> Required task
Identify the lines that contain the string "chart" and copy all of them.

> Data segment
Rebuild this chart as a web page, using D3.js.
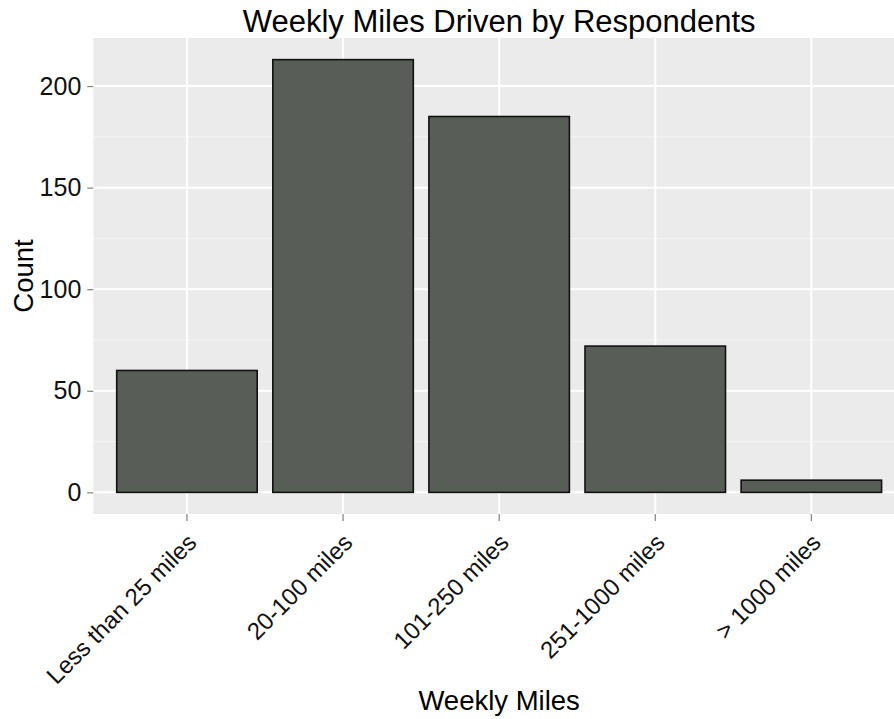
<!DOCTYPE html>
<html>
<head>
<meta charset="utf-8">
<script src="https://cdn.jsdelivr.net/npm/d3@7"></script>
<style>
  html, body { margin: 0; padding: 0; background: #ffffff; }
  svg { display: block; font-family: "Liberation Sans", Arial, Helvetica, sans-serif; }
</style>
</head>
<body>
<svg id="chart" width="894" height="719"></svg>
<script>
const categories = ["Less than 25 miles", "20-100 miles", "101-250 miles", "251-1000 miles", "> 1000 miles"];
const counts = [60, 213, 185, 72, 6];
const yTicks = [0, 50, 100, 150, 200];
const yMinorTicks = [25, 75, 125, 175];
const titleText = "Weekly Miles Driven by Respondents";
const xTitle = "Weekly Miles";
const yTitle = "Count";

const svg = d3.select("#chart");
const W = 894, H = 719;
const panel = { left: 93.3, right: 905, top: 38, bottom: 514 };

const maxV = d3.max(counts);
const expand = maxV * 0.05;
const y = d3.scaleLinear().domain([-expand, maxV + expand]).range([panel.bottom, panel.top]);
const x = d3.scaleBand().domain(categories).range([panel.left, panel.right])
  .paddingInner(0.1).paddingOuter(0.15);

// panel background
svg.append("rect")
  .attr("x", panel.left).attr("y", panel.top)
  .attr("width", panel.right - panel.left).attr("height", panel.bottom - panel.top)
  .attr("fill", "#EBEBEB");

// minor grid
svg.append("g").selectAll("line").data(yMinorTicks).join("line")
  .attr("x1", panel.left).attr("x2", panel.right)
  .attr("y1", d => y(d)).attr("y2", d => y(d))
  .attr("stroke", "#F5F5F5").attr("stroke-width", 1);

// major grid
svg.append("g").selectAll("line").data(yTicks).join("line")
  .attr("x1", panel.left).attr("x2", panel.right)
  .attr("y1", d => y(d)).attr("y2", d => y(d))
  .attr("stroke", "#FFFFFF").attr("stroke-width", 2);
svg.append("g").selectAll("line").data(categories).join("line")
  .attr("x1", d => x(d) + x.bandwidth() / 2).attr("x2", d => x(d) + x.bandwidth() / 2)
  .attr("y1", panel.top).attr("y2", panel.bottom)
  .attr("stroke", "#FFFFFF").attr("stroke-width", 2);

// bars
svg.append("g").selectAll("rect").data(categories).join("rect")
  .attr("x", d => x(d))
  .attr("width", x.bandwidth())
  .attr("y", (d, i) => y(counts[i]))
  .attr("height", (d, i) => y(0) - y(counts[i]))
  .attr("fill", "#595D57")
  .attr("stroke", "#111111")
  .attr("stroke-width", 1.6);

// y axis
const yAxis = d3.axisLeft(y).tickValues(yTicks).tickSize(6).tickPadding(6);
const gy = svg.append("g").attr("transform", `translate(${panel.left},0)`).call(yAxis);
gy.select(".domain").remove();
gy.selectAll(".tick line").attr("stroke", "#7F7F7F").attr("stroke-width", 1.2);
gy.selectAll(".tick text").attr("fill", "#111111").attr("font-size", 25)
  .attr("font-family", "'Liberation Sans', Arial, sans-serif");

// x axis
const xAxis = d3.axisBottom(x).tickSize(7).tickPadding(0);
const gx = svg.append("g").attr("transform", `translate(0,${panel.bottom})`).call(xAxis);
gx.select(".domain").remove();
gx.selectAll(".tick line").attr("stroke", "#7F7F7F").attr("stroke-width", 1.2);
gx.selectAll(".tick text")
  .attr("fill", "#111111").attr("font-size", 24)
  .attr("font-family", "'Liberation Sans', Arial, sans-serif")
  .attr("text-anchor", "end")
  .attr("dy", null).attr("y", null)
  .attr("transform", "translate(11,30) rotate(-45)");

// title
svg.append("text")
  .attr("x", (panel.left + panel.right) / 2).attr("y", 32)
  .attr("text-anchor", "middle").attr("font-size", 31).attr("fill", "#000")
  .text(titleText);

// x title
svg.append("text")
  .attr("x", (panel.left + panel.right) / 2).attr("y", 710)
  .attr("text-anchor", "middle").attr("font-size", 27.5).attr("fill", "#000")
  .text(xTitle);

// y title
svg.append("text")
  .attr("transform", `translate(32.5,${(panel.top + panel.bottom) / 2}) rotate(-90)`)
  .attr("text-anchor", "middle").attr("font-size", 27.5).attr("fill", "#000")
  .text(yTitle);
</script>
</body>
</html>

> Result of the exercise
Rebuild this chart as a web page, using D3.js.
<svg id="chart" width="894" height="719"></svg>
const svg = d3.select("#chart");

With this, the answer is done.